What needs to be done:
Extract each line of the material that follows exactly and omit its pictures.

Data shown:

☆ ☆ ☆

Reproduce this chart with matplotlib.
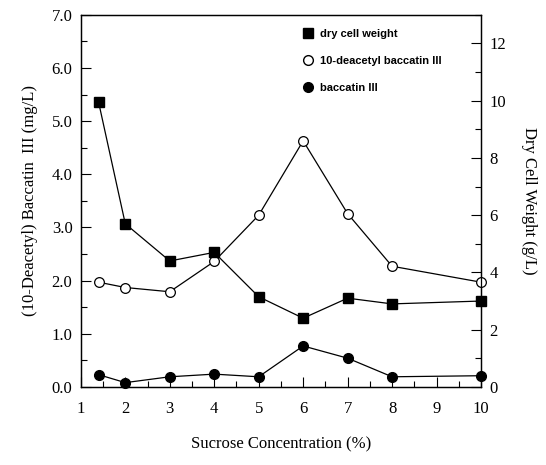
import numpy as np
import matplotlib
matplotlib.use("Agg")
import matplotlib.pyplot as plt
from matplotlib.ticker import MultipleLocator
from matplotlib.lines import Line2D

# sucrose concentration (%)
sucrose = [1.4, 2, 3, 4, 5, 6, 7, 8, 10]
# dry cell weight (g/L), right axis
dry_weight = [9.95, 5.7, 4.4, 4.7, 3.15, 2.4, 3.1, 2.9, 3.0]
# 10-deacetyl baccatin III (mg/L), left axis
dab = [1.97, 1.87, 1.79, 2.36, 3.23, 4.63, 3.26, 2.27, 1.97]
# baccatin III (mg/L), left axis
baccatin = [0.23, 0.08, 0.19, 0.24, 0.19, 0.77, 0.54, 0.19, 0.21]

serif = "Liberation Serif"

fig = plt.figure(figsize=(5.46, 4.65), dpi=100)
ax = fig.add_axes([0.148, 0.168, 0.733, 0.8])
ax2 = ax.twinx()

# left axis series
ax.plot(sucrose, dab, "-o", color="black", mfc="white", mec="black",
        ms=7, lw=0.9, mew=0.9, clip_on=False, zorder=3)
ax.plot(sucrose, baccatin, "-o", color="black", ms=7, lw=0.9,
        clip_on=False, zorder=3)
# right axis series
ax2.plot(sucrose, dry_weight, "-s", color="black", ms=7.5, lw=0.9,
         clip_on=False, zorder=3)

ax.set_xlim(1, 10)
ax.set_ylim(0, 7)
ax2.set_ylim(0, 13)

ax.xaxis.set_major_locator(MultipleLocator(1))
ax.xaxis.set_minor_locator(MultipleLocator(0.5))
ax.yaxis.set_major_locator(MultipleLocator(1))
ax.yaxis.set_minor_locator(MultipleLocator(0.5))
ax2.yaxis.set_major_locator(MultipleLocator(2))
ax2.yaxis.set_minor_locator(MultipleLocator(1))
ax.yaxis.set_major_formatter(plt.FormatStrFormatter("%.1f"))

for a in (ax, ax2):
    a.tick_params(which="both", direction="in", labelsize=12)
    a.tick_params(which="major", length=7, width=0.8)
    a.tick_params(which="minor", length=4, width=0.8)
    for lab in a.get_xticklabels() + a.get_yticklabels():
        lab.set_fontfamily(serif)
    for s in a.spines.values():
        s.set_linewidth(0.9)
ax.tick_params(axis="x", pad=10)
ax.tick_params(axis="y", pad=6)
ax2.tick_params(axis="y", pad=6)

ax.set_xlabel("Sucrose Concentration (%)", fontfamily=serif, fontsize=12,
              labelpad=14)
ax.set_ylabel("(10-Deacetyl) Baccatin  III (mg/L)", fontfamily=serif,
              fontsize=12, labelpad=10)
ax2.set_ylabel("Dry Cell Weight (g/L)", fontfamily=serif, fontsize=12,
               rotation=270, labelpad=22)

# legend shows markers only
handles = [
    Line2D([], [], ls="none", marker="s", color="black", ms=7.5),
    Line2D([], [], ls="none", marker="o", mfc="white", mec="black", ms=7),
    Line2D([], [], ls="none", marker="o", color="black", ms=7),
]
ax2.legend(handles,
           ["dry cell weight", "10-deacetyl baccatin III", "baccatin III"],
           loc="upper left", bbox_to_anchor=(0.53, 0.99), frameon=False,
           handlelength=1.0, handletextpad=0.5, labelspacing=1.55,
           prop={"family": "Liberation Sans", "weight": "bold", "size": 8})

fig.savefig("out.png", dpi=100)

☆ ☆ ☆

Solution:
Reproduce this chart with matplotlib.
import numpy as np
import matplotlib
matplotlib.use("Agg")
import matplotlib.pyplot as plt
from matplotlib.ticker import MultipleLocator
from matplotlib.lines import Line2D

# sucrose concentration (%)
sucrose = [1.4, 2, 3, 4, 5, 6, 7, 8, 10]
# dry cell weight (g/L), right axis
dry_weight = [9.95, 5.7, 4.4, 4.7, 3.15, 2.4, 3.1, 2.9, 3.0]
# 10-deacetyl baccatin III (mg/L), left axis
dab = [1.97, 1.87, 1.79, 2.36, 3.23, 4.63, 3.26, 2.27, 1.97]
# baccatin III (mg/L), left axis
baccatin = [0.23, 0.08, 0.19, 0.24, 0.19, 0.77, 0.54, 0.19, 0.21]

serif = "Liberation Serif"

fig = plt.figure(figsize=(5.46, 4.65), dpi=100)
ax = fig.add_axes([0.148, 0.168, 0.733, 0.8])
ax2 = ax.twinx()

# left axis series
ax.plot(sucrose, dab, "-o", color="black", mfc="white", mec="black",
        ms=7, lw=0.9, mew=0.9, clip_on=False, zorder=3)
ax.plot(sucrose, baccatin, "-o", color="black", ms=7, lw=0.9,
        clip_on=False, zorder=3)
# right axis series
ax2.plot(sucrose, dry_weight, "-s", color="black", ms=7.5, lw=0.9,
         clip_on=False, zorder=3)

ax.set_xlim(1, 10)
ax.set_ylim(0, 7)
ax2.set_ylim(0, 13)

ax.xaxis.set_major_locator(MultipleLocator(1))
ax.xaxis.set_minor_locator(MultipleLocator(0.5))
ax.yaxis.set_major_locator(MultipleLocator(1))
ax.yaxis.set_minor_locator(MultipleLocator(0.5))
ax2.yaxis.set_major_locator(MultipleLocator(2))
ax2.yaxis.set_minor_locator(MultipleLocator(1))
ax.yaxis.set_major_formatter(plt.FormatStrFormatter("%.1f"))

for a in (ax, ax2):
    a.tick_params(which="both", direction="in", labelsize=12)
    a.tick_params(which="major", length=7, width=0.8)
    a.tick_params(which="minor", length=4, width=0.8)
    for lab in a.get_xticklabels() + a.get_yticklabels():
        lab.set_fontfamily(serif)
    for s in a.spines.values():
        s.set_linewidth(0.9)
ax.tick_params(axis="x", pad=10)
ax.tick_params(axis="y", pad=6)
ax2.tick_params(axis="y", pad=6)

ax.set_xlabel("Sucrose Concentration (%)", fontfamily=serif, fontsize=12,
              labelpad=14)
ax.set_ylabel("(10-Deacetyl) Baccatin  III (mg/L)", fontfamily=serif,
              fontsize=12, labelpad=10)
ax2.set_ylabel("Dry Cell Weight (g/L)", fontfamily=serif, fontsize=12,
               rotation=270, labelpad=22)

# legend shows markers only
handles = [
    Line2D([], [], ls="none", marker="s", color="black", ms=7.5),
    Line2D([], [], ls="none", marker="o", mfc="white", mec="black", ms=7),
    Line2D([], [], ls="none", marker="o", color="black", ms=7),
]
ax2.legend(handles,
           ["dry cell weight", "10-deacetyl baccatin III", "baccatin III"],
           loc="upper left", bbox_to_anchor=(0.53, 0.99), frameon=False,
           handlelength=1.0, handletextpad=0.5, labelspacing=1.55,
           prop={"family": "Liberation Sans", "weight": "bold", "size": 8})

fig.savefig("out.png", dpi=100)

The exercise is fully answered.